Pero lo más curioso de nuestro avistaje de palomas, es que yo también he descubierto algunas cosas. Por ejemplo, que eso que siempre me llamó la atención en cuanto al comportamiento amatorio de las palomas es un asunto que muchas veces se resuelve en las alturas. Voy al hecho de que mil veces en las plazas y parques uno advierte cómo los palomos se inflan todos haciendo un currucucú intenso mientras se devanean alrededor de la paloma, que pese a la insistencia del macho termina haciéndole oleeee y se va volando. Observé este comportamiento cientos de veces, y hasta me pregunté cómo hacen para reproducirse tan profusamente con semejante desplante recurrente de la hembra.
Bueno, pareciera ser que en la terraza de mi edificio las cosas se ponen más amigables, y las palomas se hacen arrumacos muchas, muchas veces. No sé si será la altura lo que las fascina, o el silencio y la ausencia de seres humanos, pero el caso es que eso que parecía imposible en el llano no lo es en la terraza.
Mar también olisquea el aire. Es lindo verla mover el hociquito rápidamente de un lado a otro, y también, como gran oyente que es, seguir los ruidos de los aleteos.
Lo del espejo es un hecho. Una y otra vez la veo observarse como si se reconociera, no sólo en el espejo del ascensor, sino también en uno de casa, frente al cual a veces retrocede como para tomar distancia ante sí misma, y luego se vuelve a acercar asombrada frente al reflejo de su propia imagen.

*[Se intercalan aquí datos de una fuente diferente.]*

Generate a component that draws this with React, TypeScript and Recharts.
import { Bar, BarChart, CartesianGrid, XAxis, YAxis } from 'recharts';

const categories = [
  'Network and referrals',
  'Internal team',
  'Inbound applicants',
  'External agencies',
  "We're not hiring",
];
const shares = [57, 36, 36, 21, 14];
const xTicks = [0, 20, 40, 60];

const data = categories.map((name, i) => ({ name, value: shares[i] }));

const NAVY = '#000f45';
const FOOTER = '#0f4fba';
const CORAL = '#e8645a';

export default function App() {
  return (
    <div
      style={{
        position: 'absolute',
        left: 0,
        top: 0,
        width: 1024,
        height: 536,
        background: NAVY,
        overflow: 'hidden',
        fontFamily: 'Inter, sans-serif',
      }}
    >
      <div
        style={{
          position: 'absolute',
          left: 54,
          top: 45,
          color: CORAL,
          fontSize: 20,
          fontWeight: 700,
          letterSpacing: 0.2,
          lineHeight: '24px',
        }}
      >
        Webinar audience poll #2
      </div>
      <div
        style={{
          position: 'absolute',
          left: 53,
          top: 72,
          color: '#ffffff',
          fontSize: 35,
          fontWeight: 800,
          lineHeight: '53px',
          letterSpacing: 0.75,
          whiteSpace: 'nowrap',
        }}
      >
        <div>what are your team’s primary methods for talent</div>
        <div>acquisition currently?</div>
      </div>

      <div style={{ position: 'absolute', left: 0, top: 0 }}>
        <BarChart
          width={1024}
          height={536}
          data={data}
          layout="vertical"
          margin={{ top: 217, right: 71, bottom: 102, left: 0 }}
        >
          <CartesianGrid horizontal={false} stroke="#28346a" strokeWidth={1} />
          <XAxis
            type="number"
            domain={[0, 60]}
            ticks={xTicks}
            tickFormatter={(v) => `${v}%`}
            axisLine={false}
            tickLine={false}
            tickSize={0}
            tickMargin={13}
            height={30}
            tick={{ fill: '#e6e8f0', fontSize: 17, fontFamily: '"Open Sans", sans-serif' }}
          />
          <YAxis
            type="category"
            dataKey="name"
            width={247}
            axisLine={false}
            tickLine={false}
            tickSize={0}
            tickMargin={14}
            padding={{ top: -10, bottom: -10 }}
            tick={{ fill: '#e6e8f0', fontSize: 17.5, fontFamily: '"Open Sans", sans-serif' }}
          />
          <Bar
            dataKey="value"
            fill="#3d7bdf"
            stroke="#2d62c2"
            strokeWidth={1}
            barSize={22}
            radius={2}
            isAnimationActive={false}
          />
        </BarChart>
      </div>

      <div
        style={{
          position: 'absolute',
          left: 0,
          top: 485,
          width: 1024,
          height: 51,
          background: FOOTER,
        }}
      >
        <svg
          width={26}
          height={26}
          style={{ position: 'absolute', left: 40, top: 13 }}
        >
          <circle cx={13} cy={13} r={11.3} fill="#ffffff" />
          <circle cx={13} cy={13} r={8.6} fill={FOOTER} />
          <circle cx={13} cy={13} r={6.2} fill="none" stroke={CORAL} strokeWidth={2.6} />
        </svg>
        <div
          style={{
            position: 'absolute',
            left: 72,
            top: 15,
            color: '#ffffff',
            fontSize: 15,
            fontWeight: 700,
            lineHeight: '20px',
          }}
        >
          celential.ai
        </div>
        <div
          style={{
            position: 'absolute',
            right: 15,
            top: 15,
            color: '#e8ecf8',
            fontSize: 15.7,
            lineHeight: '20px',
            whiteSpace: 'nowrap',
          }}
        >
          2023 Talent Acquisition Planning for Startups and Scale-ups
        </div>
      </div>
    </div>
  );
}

Hay otra cosa nueva que viene sucediendo en esta etapa y que no es tan agradable, y es que se ha puesto a ladrar por las mañanas. Ladra a la mismísima nada. Pero ladra con vehemencia. A veces se puede relacionar su ladrido con ruidos que llegan del pasillo, pero es algo que dura un rato considerable, y que luego no se repite durante el resto del día.
Hoy al llegar de hacer las compras me encontré con una señora grande a la que no había visto nunca, un poco encorvada, llevando un changuito y bastante agitada. Yo no sabía si seguiría subiendo o no, y le ofrecí ayuda. Ahí nos presentamos y descubrí que se trataba de una vecina nueva. Me contó que estaba sola, que era viuda, con una mirada un poco torva que asomaba entre el barbijo y el flequillo. Cuando me presenté, enseguida me dijo: - Usted no es la dueña del perro que chumba ¿no? Y yo le contesté que sí, que soy la dueña del perro que chumba. A lo que respondió que no me imaginaba así.
No sé realmente cómo me imaginaría, pero tal vez le haya resultado más amigable de lo que ella considerara adecuado para una dueña de perros chumbadores. Su mirada me resultó fea, difícil, así que no me dieron ganas de continuar demasiado la charla, no obstante lo cual nos saludamos muy bien.
Y me quedé pensando en esto de cómo nos imaginamos los unos a los otros. Mar es esa perra que chumba y molesta a los vecinos. A la vez, es la perra que me enamora, que me lame y olfatea, que me hace fiestas y se deja acariciar y abrazar, la perra bucólica que observa las palomas y se mira en el espejo, la perrita amigable que saluda a todo el mundo, torpe pero efusivamente.
Tal vez Mar no sea tampoco lo que imagina la vecina cuando dice “el perro que chumba”. Tal vez la vecina no sea tan sólo esa mirada torva por debajo del flequillo.
Tal vez seamos tan diferentes cosas a la vez… Tal vez, pienso, mientras la llevo a Mar a la terraza, ascensor arriba.